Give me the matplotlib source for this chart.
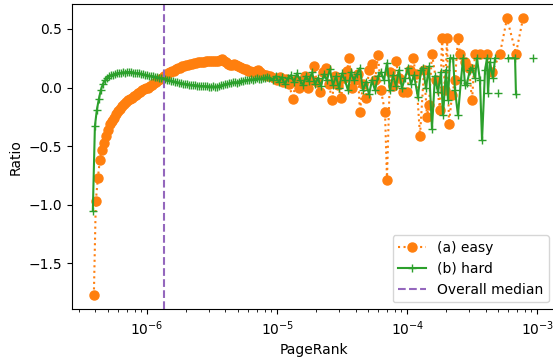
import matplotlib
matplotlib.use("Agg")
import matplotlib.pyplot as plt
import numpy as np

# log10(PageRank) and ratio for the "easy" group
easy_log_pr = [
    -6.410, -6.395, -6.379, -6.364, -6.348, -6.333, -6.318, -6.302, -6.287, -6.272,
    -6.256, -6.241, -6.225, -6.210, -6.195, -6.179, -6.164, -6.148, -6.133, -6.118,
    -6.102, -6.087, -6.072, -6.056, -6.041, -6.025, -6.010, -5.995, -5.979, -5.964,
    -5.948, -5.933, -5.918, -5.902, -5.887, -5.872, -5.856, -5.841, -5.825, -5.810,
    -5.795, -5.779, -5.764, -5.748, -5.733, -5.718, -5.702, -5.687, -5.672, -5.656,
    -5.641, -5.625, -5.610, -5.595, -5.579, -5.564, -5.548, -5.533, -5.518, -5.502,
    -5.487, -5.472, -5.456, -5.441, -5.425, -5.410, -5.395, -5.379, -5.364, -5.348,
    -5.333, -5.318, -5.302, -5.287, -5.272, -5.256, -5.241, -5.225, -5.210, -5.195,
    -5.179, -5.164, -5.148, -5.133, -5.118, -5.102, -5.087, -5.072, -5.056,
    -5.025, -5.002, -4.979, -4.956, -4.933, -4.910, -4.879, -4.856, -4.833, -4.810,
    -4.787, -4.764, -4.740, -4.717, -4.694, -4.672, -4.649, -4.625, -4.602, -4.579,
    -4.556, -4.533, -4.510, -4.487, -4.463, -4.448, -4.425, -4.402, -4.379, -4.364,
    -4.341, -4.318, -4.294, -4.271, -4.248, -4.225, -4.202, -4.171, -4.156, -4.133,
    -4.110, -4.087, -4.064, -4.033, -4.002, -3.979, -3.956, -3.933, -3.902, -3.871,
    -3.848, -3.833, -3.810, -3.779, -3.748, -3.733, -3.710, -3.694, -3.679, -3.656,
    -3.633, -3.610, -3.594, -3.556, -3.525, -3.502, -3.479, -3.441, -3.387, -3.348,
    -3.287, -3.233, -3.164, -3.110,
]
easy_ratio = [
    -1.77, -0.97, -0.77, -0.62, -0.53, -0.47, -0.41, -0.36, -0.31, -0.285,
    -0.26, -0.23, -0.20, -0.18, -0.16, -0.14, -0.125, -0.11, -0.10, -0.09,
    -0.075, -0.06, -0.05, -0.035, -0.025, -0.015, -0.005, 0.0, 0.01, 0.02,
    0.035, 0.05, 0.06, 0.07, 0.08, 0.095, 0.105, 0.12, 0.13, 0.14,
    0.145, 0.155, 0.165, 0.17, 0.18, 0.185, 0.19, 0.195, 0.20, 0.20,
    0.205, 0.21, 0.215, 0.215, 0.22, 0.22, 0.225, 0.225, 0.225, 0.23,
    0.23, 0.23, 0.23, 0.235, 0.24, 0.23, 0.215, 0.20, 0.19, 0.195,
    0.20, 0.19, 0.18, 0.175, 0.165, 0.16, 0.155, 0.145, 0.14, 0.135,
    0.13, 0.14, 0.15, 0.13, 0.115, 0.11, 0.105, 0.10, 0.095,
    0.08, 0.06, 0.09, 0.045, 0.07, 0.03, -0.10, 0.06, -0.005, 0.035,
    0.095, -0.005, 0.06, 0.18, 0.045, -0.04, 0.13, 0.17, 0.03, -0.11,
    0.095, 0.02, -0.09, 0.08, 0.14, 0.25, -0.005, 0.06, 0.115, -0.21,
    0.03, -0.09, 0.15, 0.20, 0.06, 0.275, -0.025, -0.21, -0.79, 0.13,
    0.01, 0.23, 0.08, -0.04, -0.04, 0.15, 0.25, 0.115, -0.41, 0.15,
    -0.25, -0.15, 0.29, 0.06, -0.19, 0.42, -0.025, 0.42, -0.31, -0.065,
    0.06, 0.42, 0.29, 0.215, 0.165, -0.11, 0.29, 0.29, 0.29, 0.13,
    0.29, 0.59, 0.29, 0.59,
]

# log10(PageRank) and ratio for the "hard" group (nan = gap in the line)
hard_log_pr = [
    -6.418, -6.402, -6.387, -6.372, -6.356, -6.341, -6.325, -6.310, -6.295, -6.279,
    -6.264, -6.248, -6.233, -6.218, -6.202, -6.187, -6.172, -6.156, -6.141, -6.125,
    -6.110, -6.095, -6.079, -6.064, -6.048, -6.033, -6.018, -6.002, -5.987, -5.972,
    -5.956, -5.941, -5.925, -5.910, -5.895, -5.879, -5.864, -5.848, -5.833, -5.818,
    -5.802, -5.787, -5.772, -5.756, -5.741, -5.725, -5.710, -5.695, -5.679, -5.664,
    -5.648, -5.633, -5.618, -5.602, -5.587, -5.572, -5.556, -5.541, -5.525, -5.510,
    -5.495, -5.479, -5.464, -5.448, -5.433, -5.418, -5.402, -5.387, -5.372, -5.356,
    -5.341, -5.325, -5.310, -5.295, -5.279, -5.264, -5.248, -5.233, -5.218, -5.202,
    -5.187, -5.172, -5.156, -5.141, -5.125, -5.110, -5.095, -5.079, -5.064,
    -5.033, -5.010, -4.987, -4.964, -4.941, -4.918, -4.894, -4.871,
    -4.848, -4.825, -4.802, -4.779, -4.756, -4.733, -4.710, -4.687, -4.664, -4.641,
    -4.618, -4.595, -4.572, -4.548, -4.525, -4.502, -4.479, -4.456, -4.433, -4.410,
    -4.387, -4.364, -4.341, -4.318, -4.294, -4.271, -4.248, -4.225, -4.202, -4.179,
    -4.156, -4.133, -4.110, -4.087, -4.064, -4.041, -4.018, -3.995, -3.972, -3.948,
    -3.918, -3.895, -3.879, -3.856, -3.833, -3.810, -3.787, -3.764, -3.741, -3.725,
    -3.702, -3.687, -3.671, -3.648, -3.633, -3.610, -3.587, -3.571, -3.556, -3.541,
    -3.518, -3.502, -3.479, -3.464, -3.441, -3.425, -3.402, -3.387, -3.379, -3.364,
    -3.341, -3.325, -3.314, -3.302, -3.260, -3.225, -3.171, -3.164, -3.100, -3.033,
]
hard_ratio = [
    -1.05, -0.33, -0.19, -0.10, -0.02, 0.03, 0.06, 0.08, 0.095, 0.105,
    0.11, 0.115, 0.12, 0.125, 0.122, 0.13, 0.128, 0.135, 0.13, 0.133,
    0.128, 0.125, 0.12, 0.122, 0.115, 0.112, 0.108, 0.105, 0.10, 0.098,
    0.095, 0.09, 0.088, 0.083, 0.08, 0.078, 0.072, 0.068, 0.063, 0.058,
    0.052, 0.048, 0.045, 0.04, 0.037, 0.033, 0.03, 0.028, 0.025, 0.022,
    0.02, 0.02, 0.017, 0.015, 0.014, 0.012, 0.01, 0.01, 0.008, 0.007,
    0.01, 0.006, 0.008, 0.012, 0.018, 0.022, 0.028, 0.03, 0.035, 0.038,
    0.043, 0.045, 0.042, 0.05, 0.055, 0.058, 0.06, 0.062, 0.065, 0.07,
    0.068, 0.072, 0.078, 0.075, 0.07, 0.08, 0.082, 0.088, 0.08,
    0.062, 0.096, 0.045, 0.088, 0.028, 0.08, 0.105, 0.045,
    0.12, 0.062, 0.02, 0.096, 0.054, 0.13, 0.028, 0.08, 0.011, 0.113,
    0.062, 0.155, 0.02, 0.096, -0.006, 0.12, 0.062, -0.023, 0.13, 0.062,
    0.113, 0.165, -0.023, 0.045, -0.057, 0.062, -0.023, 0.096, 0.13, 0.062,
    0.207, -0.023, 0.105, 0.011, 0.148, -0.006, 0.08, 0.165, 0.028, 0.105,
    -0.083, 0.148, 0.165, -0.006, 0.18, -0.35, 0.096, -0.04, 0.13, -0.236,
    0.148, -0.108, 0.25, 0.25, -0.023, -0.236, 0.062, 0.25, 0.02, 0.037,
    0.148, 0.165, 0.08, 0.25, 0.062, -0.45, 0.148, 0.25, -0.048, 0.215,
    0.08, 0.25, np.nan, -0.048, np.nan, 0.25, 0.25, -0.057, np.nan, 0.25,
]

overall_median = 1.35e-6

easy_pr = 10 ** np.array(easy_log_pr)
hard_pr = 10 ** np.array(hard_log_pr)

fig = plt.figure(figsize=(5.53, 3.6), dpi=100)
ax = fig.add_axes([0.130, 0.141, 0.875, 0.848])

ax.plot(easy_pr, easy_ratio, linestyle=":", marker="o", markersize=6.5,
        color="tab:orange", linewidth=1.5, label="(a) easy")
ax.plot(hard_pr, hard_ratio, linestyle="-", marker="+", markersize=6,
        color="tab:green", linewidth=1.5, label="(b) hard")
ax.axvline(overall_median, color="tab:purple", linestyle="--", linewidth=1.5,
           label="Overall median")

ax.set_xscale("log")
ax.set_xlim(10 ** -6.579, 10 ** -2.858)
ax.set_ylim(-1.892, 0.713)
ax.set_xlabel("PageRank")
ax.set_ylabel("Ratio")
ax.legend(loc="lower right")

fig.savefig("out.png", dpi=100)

• [Exercise instructions] Set out every line from the material that contains the string "matplotlib".

• [Completed exercise]
Give me the matplotlib source for this chart.
import matplotlib
matplotlib.use("Agg")
import matplotlib.pyplot as plt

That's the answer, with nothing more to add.